I fixed the mountains. I used Rob A's Simple Mountains in GIMP instead of hand drawing, and I like the results. I may play around with shading, but they seem much better to me, and much less time consuming than my original goal.

Also, I started adding cities--just capitals for now, though. I used red for the symbols. I'll have to take a come back and see if that was a good choice, but I was wondering what you guys thought. The names on the coastal cities I made go at right angles to the coast so that I have more room. There are going to be enough coastal towns and cities to make things congested later on, and this seems like a fairly good way of resolving that. Also, I fixed the neatline. Now the checkerboard pattern matches up with the latitude and longitude lines, with three segments between each line intersection. I fixed some of the text as well, making the mountain range names softer and the name for the river "Wyllahatchie" look like that instead of "Nyllahatchie."

I also fiddled around with a fold.

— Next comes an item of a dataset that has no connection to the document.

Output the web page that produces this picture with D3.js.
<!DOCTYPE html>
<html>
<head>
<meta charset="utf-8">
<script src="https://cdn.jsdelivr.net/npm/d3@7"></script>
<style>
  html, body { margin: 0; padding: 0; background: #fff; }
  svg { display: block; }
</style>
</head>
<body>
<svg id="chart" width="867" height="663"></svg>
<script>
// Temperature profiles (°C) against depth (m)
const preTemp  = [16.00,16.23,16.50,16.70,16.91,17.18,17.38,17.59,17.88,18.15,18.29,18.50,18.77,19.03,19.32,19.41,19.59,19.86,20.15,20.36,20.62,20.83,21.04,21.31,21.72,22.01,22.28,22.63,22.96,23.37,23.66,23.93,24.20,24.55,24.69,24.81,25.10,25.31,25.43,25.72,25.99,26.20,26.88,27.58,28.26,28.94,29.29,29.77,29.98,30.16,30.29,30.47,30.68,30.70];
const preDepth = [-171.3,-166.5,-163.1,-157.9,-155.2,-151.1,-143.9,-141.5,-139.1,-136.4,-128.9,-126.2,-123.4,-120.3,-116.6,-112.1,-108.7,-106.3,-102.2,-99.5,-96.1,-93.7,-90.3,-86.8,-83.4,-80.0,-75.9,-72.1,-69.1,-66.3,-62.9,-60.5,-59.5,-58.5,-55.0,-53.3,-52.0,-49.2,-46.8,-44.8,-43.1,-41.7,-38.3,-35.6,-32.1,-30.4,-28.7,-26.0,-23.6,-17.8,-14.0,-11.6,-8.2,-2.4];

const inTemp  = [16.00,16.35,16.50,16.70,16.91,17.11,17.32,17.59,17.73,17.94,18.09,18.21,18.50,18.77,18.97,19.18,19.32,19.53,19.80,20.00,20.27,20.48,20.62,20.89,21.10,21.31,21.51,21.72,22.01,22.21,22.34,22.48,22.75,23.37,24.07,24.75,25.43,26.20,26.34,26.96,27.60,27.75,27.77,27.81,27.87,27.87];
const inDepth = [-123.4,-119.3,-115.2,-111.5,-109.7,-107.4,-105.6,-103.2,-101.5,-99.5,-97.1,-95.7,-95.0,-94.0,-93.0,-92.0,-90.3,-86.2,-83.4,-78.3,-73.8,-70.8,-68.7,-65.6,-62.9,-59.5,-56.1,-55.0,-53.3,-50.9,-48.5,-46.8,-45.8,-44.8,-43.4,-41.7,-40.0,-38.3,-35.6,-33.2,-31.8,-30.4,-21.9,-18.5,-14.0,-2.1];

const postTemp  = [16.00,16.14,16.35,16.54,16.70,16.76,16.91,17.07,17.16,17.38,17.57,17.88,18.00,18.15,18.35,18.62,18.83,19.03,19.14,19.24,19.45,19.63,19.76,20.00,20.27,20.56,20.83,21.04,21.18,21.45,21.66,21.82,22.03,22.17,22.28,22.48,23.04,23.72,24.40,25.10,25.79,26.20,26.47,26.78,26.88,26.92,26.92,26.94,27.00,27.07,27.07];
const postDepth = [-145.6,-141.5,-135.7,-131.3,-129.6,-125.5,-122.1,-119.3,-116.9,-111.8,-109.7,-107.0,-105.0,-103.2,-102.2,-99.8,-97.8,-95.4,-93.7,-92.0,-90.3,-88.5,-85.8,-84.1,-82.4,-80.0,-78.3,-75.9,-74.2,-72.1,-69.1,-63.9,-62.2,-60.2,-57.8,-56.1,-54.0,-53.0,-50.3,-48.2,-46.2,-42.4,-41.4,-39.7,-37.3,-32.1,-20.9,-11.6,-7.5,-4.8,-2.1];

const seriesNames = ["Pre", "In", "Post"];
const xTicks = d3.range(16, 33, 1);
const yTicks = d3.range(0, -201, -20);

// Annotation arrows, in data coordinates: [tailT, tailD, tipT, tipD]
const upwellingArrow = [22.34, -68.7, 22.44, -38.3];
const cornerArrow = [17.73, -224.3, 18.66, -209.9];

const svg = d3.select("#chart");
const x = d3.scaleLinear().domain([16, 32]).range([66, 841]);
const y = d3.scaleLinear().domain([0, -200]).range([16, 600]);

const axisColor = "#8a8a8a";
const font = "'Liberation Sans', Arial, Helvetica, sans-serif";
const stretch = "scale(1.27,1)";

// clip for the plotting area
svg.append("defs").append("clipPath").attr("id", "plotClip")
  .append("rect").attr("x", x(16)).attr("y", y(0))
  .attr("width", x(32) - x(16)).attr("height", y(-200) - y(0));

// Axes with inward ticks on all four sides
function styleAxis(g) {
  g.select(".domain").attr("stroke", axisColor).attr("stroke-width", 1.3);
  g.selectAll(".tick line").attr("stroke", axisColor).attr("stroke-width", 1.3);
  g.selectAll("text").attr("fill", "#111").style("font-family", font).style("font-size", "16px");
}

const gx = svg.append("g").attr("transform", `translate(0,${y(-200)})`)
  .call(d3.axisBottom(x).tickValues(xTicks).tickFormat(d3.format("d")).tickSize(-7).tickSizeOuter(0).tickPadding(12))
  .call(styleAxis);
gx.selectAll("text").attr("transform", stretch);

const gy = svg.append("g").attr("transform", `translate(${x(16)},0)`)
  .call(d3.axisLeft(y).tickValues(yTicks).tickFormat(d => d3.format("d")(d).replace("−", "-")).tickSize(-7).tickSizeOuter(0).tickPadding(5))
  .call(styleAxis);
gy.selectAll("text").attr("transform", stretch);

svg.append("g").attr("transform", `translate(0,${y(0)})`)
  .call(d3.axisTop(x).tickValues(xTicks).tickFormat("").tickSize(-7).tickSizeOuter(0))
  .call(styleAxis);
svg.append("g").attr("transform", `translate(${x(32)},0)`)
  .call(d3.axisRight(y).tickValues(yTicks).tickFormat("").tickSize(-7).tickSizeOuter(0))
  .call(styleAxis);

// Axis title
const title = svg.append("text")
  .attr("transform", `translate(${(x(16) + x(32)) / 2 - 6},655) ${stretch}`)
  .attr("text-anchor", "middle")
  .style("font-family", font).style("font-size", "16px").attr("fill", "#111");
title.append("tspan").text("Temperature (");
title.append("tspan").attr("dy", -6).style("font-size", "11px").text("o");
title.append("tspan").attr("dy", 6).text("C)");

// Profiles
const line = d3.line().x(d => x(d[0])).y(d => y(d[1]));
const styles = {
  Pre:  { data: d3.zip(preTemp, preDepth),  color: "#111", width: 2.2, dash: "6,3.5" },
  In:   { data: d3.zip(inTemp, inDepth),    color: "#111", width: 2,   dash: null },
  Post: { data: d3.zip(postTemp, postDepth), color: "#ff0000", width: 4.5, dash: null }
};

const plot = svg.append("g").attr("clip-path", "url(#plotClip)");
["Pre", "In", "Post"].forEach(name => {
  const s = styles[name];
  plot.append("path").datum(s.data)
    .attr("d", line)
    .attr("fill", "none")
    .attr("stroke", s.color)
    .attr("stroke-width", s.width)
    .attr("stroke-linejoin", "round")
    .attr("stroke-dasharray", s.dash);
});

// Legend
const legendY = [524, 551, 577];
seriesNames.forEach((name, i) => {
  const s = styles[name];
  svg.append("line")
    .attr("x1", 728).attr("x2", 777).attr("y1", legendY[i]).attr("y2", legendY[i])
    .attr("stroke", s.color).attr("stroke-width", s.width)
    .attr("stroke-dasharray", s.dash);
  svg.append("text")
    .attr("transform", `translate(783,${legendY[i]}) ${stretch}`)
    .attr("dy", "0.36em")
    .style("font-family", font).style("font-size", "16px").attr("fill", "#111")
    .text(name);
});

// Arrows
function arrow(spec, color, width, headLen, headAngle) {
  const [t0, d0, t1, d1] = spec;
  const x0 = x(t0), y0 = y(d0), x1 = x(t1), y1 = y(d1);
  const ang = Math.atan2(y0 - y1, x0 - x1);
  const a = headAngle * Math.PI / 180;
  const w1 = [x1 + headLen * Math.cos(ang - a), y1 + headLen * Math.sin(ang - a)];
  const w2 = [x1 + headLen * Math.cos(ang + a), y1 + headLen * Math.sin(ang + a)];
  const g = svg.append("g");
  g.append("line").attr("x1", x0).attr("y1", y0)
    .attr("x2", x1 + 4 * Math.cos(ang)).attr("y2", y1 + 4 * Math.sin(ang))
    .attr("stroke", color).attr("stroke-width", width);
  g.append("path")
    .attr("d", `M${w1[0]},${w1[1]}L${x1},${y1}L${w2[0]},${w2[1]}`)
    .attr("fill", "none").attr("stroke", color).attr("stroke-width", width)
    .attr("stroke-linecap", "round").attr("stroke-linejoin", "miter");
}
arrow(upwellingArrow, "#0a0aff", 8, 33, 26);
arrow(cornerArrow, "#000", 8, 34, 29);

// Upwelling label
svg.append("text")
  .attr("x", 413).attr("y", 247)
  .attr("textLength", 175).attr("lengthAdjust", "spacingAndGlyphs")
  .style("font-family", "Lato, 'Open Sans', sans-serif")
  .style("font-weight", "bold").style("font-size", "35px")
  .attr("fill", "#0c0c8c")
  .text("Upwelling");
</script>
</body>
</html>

I think I'm going to tone it down a bit; however, I kind of like the aging effects I added to go with it (I mirrored the title vertically, applied some effects to it, set it to overlay, and turned down the opacity, to mimic the effect of leaving paper folded like that for an extended period of time, as seen in some antique maps). I might do that with some other parts of the map, though with a little lower opacity, to make it stand out less.

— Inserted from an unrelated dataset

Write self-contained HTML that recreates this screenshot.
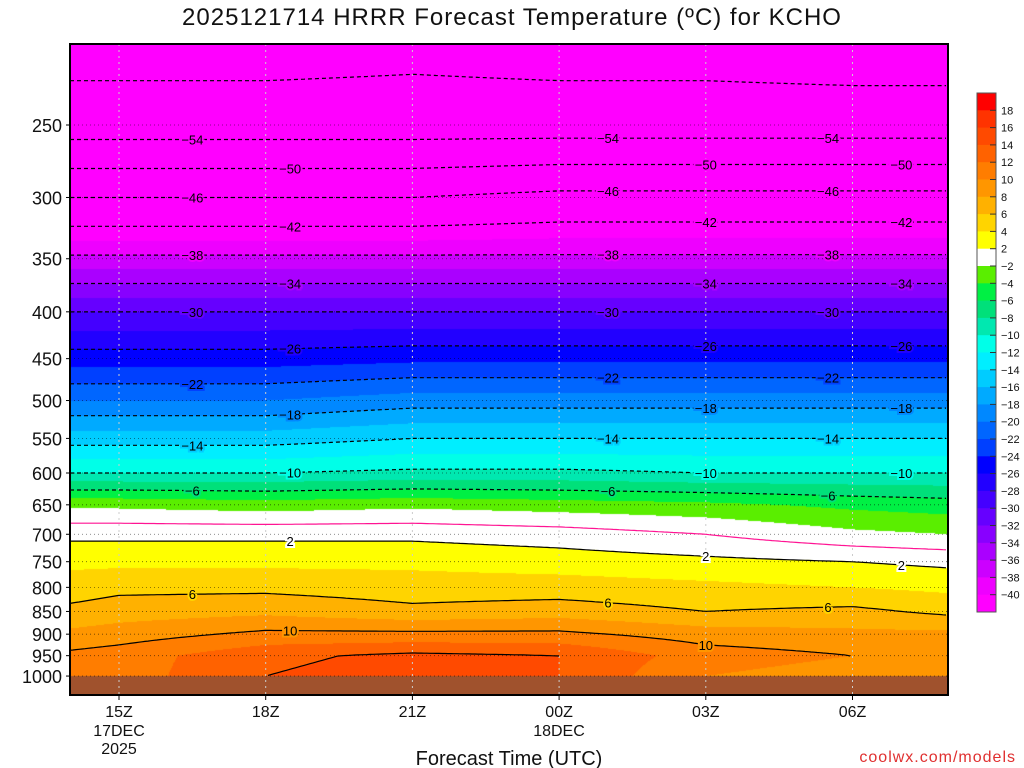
<!DOCTYPE html>
<html><head><meta charset="utf-8"><style>
body{margin:0;background:#fff;width:1024px;height:768px;overflow:hidden;position:relative;font-family:"Liberation Sans",sans-serif}
#title{position:absolute;left:0;top:4px;width:1024px;text-align:center;font-size:24px;letter-spacing:1px;color:#111}
canvas{position:absolute;left:70px;top:44px}
svg{position:absolute;left:0;top:0}
</style></head><body>
<div id="title">2025121714 HRRR Forecast Temperature (ºC) for KCHO</div>
<canvas id="cv" width="878" height="651"></canvas>
<svg id="sv" width="1024" height="768"></svg>
<script>
const hours=[14,15,18,21,24,27,30,32];
const hourLabels=["15Z","18Z","21Z","00Z","03Z","06Z"];
const hourTicks=[15,18,21,24,27,30];
const levels=[200,250,300,350,400,450,500,550,600,650,700,750,800,850,900,950,1000,1050];
const pLabels=[250,300,350,400,450,500,550,600,650,700,750,800,850,900,950,1000];
const t14=[-60,-56,-46,-37.5,-30,-25,-20,-15,-10,-2.5,1.5,3.5,5,6.5,8.5,10.5,10,10];
const t15=[-60,-56,-46,-37.5,-30,-25,-20,-15,-10,-2.5,1.5,3.5,5.5,7,9,11,11,11];
const t18=[-60,-56,-46,-37.5,-30,-25,-20,-15,-10,-3,1.5,3.5,5.5,7.5,10.5,13.5,14,14];
const t21=[-59.5,-56,-46,-37.5,-30,-24.5,-19,-14,-9.5,-2.5,1.5,3.5,5,6.5,10.5,14.5,15,15];
const t24=[-60,-56,-45,-37.5,-30,-24.5,-19,-14,-9.5,-3,1,3,5,7,10.5,14,14,14];
const t27=[-60,-56,-45,-37.5,-30,-24.5,-19,-14,-10,-3.5,0,2.5,4.5,6,9,11,10,10];
const t30=[-60.5,-56,-45,-37.5,-30,-24.5,-19,-14,-10,-4.5,-1.5,2,4,6.5,8.5,10,9,9];
const t32=[-60.5,-56,-45,-37.5,-30,-24.5,-19,-14,-10,-5,-2,1.5,3.5,5.5,8.5,9.5,8.5,8.5];
const temps=[t14,t15,t18,t21,t24,t27,t30,t32];
const binEdges=[18,16,14,12,10,8,6,4,2,-2,-4,-6,-8,-10,-12,-14,-16,-18,-20,-22,-24,-26,-28,-30,-32,-34,-36,-38,-40];
const colors=["#ff0000","#ff3300","#ff4a00","#ff6200","#ff7d00","#ff9600","#ffb100","#ffd400","#ffff00","#ffffff","#5aee00","#00f044","#00e07a","#00e8b0","#00ffe8","#00eeff","#00ccff","#00aaff","#0088ff","#0066ff","#0040ff","#0000ff","#2200ff","#4400ff","#6600ff","#8800ff","#aa00ff","#cc00ff","#ee00ff","#ff00ff"];
const contourLevels=[-58,-54,-50,-46,-42,-38,-34,-30,-26,-22,-18,-14,-10,-6,0,2,6,10,14];

const X0=70,X1=948,Y0=44,Y1=695;
const xOf=h=>119+(h-15)*48.9;
const hOf=x=>15+(x-119)/48.9;
const yOf=p=>125+(Math.log(p)-Math.log(250))*397.5;
const pOf=y=>Math.exp(Math.log(250)+(y-125)/397.5);
function colT(col,p){const lp=Math.log(p);for(let i=0;i<levels.length-1;i++){const a=Math.log(levels[i]),b=Math.log(levels[i+1]);if(lp<=b||i==levels.length-2){const f=Math.max(0,Math.min(1,(lp-a)/(b-a)));return col[i]+(col[i+1]-col[i])*f;}}}
function T(h,p){let i=0;while(i<hours.length-2&&h>hours[i+1])i++;const f=Math.max(0,Math.min(1,(h-hours[i])/(hours[i+1]-hours[i])));return colT(temps[i],p)*(1-f)+colT(temps[i+1],p)*f;}
function colorOf(t){for(let i=0;i<binEdges.length;i++){if(t>binEdges[i])return colors[i];}return colors[colors.length-1];}
function rgb(h){return [parseInt(h.substr(1,2),16),parseInt(h.substr(3,2),16),parseInt(h.substr(5,2),16)];}
const cv=document.getElementById('cv'),ctx=cv.getContext('2d');
const W=878,H=651;
const img=ctx.createImageData(W,H);
const pcache=[];for(let y=0;y<H;y++)pcache.push(pOf(Y0+y+0.5));
for(let x=0;x<W;x++){const h=hOf(X0+x+0.5);for(let y=0;y<H;y++){const c=rgb(colorOf(T(h,pcache[y])));const k=(y*W+x)*4;img.data[k]=c[0];img.data[k+1]=c[1];img.data[k+2]=c[2];img.data[k+3]=255;}}
ctx.putImageData(img,0,0);
ctx.fillStyle="#a0522d";ctx.fillRect(0,yOf(1000)-Y0,W,H);

const NS="http://www.w3.org/2000/svg";const sv=document.getElementById('sv');
function el(tag,attrs,txt){const e=document.createElementNS(NS,tag);for(const k in attrs)e.setAttribute(k,attrs[k]);if(txt!==undefined)e.textContent=txt;sv.appendChild(e);return e;}
pLabels.forEach(p=>{const y=yOf(p);const g=el('line',{x1:X0,x2:X1,y1:y,y2:y,stroke:'#000','stroke-width':0.8,'stroke-dasharray':'1 3',opacity:0.6});


const t=el('text',{x:62,y:y+7,'text-anchor':'end','font-size':18,fill:'#111'},String(p));


el('line',{x1:X0-4,x2:X0,y1:y,y2:y,stroke:'#000'});});
hourTicks.forEach((h,i)=>{const x=xOf(h);const g=el('line',{x1:x,x2:x,y1:Y0,y2:Y1,stroke:'#ccc','stroke-width':1,'stroke-dasharray':'2 4'});


const t=el('text',{x:x,y:717,'text-anchor':'middle','font-size':16,fill:'#111'},hourLabels[i]);


el('line',{x1:x,x2:x,y1:Y1,y2:Y1+5,stroke:'#000'});});
function crossY(h,lv){let prev=null;for(let y=Y0;y<yOf(1000);y+=1){const t=T(h,pOf(y));if(prev!==null&&((prev-lv)*(t-lv)<=0)&&prev!==t){return y-1+(prev-lv)/(prev-t);}prev=t;}return null;}
contourLevels.forEach(lv=>{let segs=[],cur='';for(let x=X0;x<=X1;x+=3){const y=crossY(hOf(x),lv);
if(y!==null){cur+=(cur===''?'M':'L')+x.toFixed(1)+' '+y.toFixed(1)+' ';}else if(cur!==''){segs.push(cur);cur='';}}
if(cur!=='')segs.push(cur);const d=segs.join('');if(!d)return;
const pth=el('path',{d:d,fill:'none',stroke:lv===0?'#ff1493':'#000','stroke-width':1.2,'stroke-dasharray':lv<0?'4 3':'none'});


if(lv!==0&&lv!==-58){[16.5,25,29.5].forEach((hh,j)=>{const hx=Math.min(31,hh+(Math.abs(lv)%8===2?2:0));const y=crossY(hx,lv);if(y===null)return;const x=xOf(hx);
const lb=el('text',{x:x,y:y+5,'text-anchor':'middle','font-size':13,fill:'#000',stroke:colorOf(T(hx,pOf(y-8))),'stroke-width':4,'paint-order':'stroke'},String(lv).replace('-','−'));

});}
});
const fr=el('rect',{x:X0,y:Y0,width:X1-X0,height:Y1-Y0,fill:'none',stroke:'#000','stroke-width':2});


const d1=el('text',{x:119,y:736,'text-anchor':'middle','font-size':16,fill:'#111'},'17DEC');
const d2=el('text',{x:119,y:754,'text-anchor':'middle','font-size':16,fill:'#111'},'2025');
const d3=el('text',{x:559,y:736,'text-anchor':'middle','font-size':16,fill:'#111'},'18DEC');
const xt=el('text',{x:509,y:765,'text-anchor':'middle','font-size':20,fill:'#111'},'Forecast Time (UTC)');
const cr=el('text',{x:1016,y:762,'text-anchor':'end','font-size':16,fill:'#e03030','letter-spacing':'1'},'coolwx.com/models');
const cbTop=93,cbH=17.3;
colors.forEach((c,i)=>{const r=el('rect',{x:977,y:cbTop+i*cbH,width:19,height:cbH+0.5,fill:c});

});
el('rect',{x:977,y:cbTop,width:19,height:cbH*colors.length,fill:'none',stroke:'#555','stroke-width':1});
binEdges.forEach((b,i)=>{const y=cbTop+(i+1)*cbH;el('line',{x1:990,x2:996,y1:y,y2:y,stroke:'#333'});
const t=el('text',{x:1001,y:y+4,'font-size':11,fill:'#111'},String(b).replace('-','−'));

});
</script>
</body></html>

EDIT: Actually, I think one of the problems with my creases is that they all look like they fold inward. In reality, three should fold inward and one outward. I'll try to fix that eventually, but it's not on the top of my list.

Elpolloloco52
09-11-2011, 02:46 AM
So I've decided to start over. Looking over my map, I think it could use a lot of improvement, mostly to look more elegant and refined. I relied too heavily on the grunge paper texture for the original, I think, and I overused a few basic filters. Basically, I'm going to try to do something more modern-looking (something like old national geographic maps, for which I found a semi-tutorial buried somewhere in these forums), then see if I can age it a little bit (not too much, though). I've got mountains to stand in for the real ones I'm going to use (I need to make a real DEM and greyscale shaded relief first). It will be topographical as well, and I might expand the actual map by about four times. I also plan to properly distort the map for a projection (not sure how to do that yet, but it shouldn't be too difficult. If not, I'll just make it Mercator). I should have a new map uploaded either tomorrow or next weekend (school prevents me from working on this during weekdays).

Ascension
09-11-2011, 04:13 AM
I thought it looked pretty nice except for the mountains there.